A Tough Pill for Rite Aid to Swallow

The FTC isn't Happy

Rite aid pharmacy store

Imagine going to your local pharmacy to pick up a few things. After you pay for your items, you head towards the door, but you are greeted by a member of staff telling you that they believe you shoplifted in the past. How do they know this? Well, the facial recognition feature told them. The issue is that you are a law-abiding citizen and have never stolen from this pharmacy or any other pharmacy, for that matter. 

This may seem like a crazy hypothetical, but according to the Federal Trade Commission (FTC), this is precisely what was happening with Rite Aid. 

From 2012 to 2020, Rite Aid staff was notified by their facial recognition software about potential shoplifters and would follow them around the store, search them, and attempt to kick them out of the store.  Hell, they would even call the cops on the “persons of interest.” 

The part that is disappointing but not that shocking is that this disproportionately impacted people of colour and women. This has long been a fear in the computer science field. Depending on the data set that is used, the AI could and often does pick up on biases. This leads to false positive identifications and can lead to major issues. 

In one instance, an 11-year-old girl was stopped and searched due to a false positive. Imagine leaving a store with your child and being stopped and searched because a computer program got something wrong. Insanity. 

The FTC claimed in a nearly 54 page document that the company collected over ten thousand images, often low quality, to help build the system to identify persons of interest. But not only were customers not being told about the store using this technology - employees were discouraged from revaling it or even talking about it. 

Samuel Levine, the director of the FTC’s Bureau of Consumer Protection,  went on record saying: “ Rite Aid's reckless use of facial surveillance systems left its customers facing humiliation and other harms, and its order violations put consumers’ sensitive information at risk.” 

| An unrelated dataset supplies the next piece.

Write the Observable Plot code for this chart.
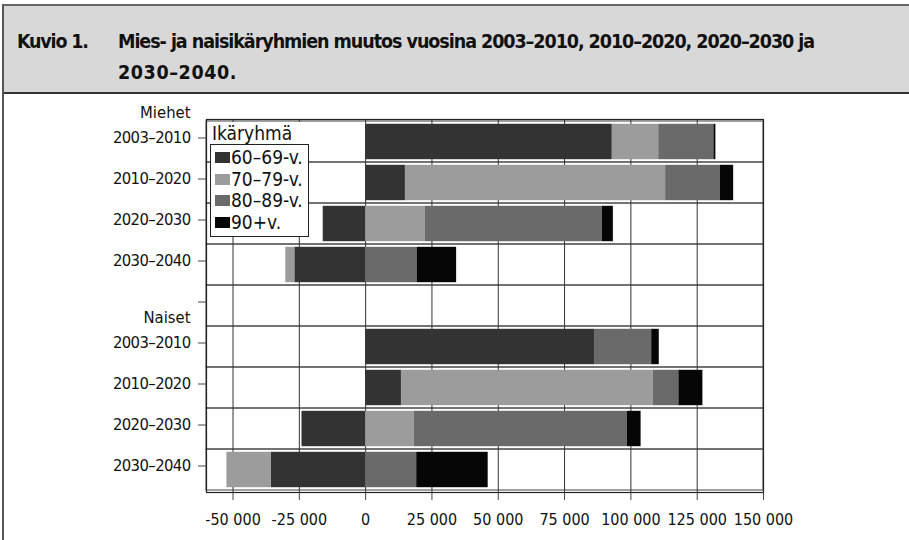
<!DOCTYPE html>
<html>
<head>
<meta charset="utf-8">
<script src="https://cdn.jsdelivr.net/npm/d3@7"></script>
<script src="https://cdn.jsdelivr.net/npm/@observablehq/plot@0.6"></script>
<style>
  html, body { margin: 0; padding: 0; background: #fff; }
  body { width: 909px; height: 540px; position: relative; overflow: hidden;
         font-family: "DejaVu Sans Condensed", "DejaVu Sans", sans-serif; font-stretch: condensed; }
  #titlebox { position: absolute; left: 2px; top: 4px; width: 920px; height: 86px;
              background: #d8d8d8; border-top: 2px solid #666; border-bottom: 2px solid #333;
              border-left: 2px solid #555; box-sizing: content-box; }
  #titlebox div { position: absolute; font-weight: bold; font-size: 19.5px; color: #111; white-space: nowrap; line-height: 24px; }
  #titlebox .num { left: 13px; top: 24px; letter-spacing: -1.2px; }
  #titlebox .l1 { left: 114px; top: 24px; letter-spacing: -1.05px; }
  #titlebox .l2 { left: 114px; top: 55px; letter-spacing: 0.6px; }
  #leftline { position: absolute; left: 2px; top: 92px; width: 2px; height: 460px; background: #555; }
  #chart { position: absolute; left: 0; top: 93px; }
  #legend { position: absolute; left: 210px; top: 122px; background: #fff; font-size: 19px; color: #111; }
  #legend .lt { padding-left: 2px; line-height: 22px; }
  #legend .box { border: 1.3px solid #222; padding: 2px 5px 3px 4px; background: #fff; }
  #legend .item { display: flex; align-items: center; line-height: 21.5px; white-space: nowrap; }
  #legend .sw { width: 15px; height: 11px; margin-right: 1px; }
  svg text { font-stretch: condensed; }
  g[aria-label="y-axis tick label"] text { letter-spacing: -0.6px; }
</style>
</head>
<body>
<div id="titlebox">
  <div class="num">Kuvio 1.</div>
  <div class="l1">Mies- ja naisikäryhmien muutos vuosina 2003–2010, 2010–2020, 2020–2030 ja</div>
  <div class="l2">2030–2040.</div>
</div>
<div id="leftline"></div>
<div id="chart"></div>
<div id="legend"></div>
<script>
// ---- data ----
const groups = ["Miehet", "Naiset"];
const periods = ["2003–2010", "2010–2020", "2020–2030", "2030–2040"];
const ageGroups = ["60–69-v.", "70–79-v.", "80–89-v.", "90+v."];
const legendTitle = "Ikäryhmä";

// Miehet (men), per period
const men60 = [93000, 15000, -16000, -26700];
const men70 = [17500, 98100, 22400, -3400];
const men80 = [20800, 20650, 66900, 19400];
const men90 = [750, 5000, 4100, 14900];
// Naiset (women), per period
const women60 = [86300, 13500, -24000, -35650];
const women70 = [0, 95000, 18250, -16650];
const women80 = [21550, 9600, 80450, 19250];
const women90 = [2850, 9050, 5150, 26950];

const xTicks = [-50000, -25000, 0, 25000, 50000, 75000, 100000, 125000, 150000];
const xTickLabels = ["-50 000", "-25 000", "0", "25 000", "50 000", "75 000", "100 000", "125 000", "150 000"];
const xDomain = [-60000, 150000];

const colors = ["#333333", "#9c9c9c", "#6a6a6a", "#060606"];

// ---- build tables ----
const seriesByGroup = {
  "Miehet": [men60, men70, men80, men90],
  "Naiset": [women60, women70, women80, women90]
};
const rowKey = (g, p) => g + "|" + p;
const rows = [
  ...periods.map(p => rowKey("Miehet", p)),
  "gap",
  ...periods.map(p => rowKey("Naiset", p))
];
const rowLabel = k => k === "gap" ? "" : k.split("|")[1];

const data = [];
for (const g of groups) {
  periods.forEach((p, i) => {
    ageGroups.forEach((a, j) => {
      data.push({row: rowKey(g, p), age: a, value: seriesByGroup[g][j][i]});
    });
  });
}
const groupLabels = groups.map(g => ({row: rowKey(g, periods[0]), label: g}));

const font = '"DejaVu Sans Condensed", "DejaVu Sans", sans-serif';

const chart = Plot.plot({
  width: 909,
  height: 447,
  marginTop: 26,
  marginBottom: 48,
  marginLeft: 206,
  marginRight: 146,
  style: {fontFamily: font, fontSize: "16px", color: "#111", background: "transparent"},
  x: {domain: xDomain, axis: null},
  y: {domain: rows, type: "band", padding: 0, axis: null},
  color: {domain: ageGroups, range: colors},
  marks: [
    Plot.cell(rows, {y: d => d, fill: "none", stroke: "#444", strokeWidth: 1}),
    Plot.gridX(xTicks, {stroke: "#333", strokeOpacity: 1, strokeWidth: 1}),
    Plot.barX(data, Plot.stackX({y: "row", x: "value", fill: "age", insetTop: 2.8, insetBottom: 2.8})),
    Plot.frame({stroke: "#222", strokeWidth: 1.2}),
    Plot.axisX({ticks: xTicks, tickFormat: d => xTickLabels[xTicks.indexOf(d)], tickSize: 8, tickPadding: 13,
                fontSize: 16, stroke: "#444", label: null}),
    Plot.axisY({tickSize: 8, tickPadding: 8, tickFormat: rowLabel, dy: -4, fontSize: 16.5, stroke: "#444", label: null}),
    Plot.text(groupLabels, {y: "row", text: "label", frameAnchor: "left", dx: -16, dy: -29,
                            textAnchor: "end", fontSize: 16.5, fill: "#111"})
  ]
});
document.getElementById("chart").appendChild(chart);

// ---- legend ----
const lg = document.getElementById("legend");
const t = document.createElement("div"); t.className = "lt"; t.textContent = legendTitle; lg.appendChild(t);
const box = document.createElement("div"); box.className = "box"; lg.appendChild(box);
ageGroups.forEach((a, i) => {
  const it = document.createElement("div"); it.className = "item";
  const sw = document.createElement("span"); sw.className = "sw"; sw.style.background = colors[i];
  const tx = document.createElement("span"); tx.textContent = a;
  it.appendChild(sw); it.appendChild(tx); box.appendChild(it);
});
</script>
</body>
</html>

In a statement from Rite Aid, they revealed that while they disagree with the accusations levied at them, they are “pleased to reach an agreement.”. Although not all details are currently known, we know that per the agreement, Rite Aid has been barred from using AI technology as a surveillance tool for five years! We can also assume that they will be fairly protected due to the bankruptcy protection they filed for back in October. 

By the time Rite Aid gets its permission to use the technology again, we can only assume that it will be even better than what we currently have. That’s how AI works. It is only ever getting better.

But this story should be a firm reminder that just because it is getting better doesn’t mean it is infallible. A computer program with a racial bias is a prime example of how humans leave their fingerprints all over everything AI.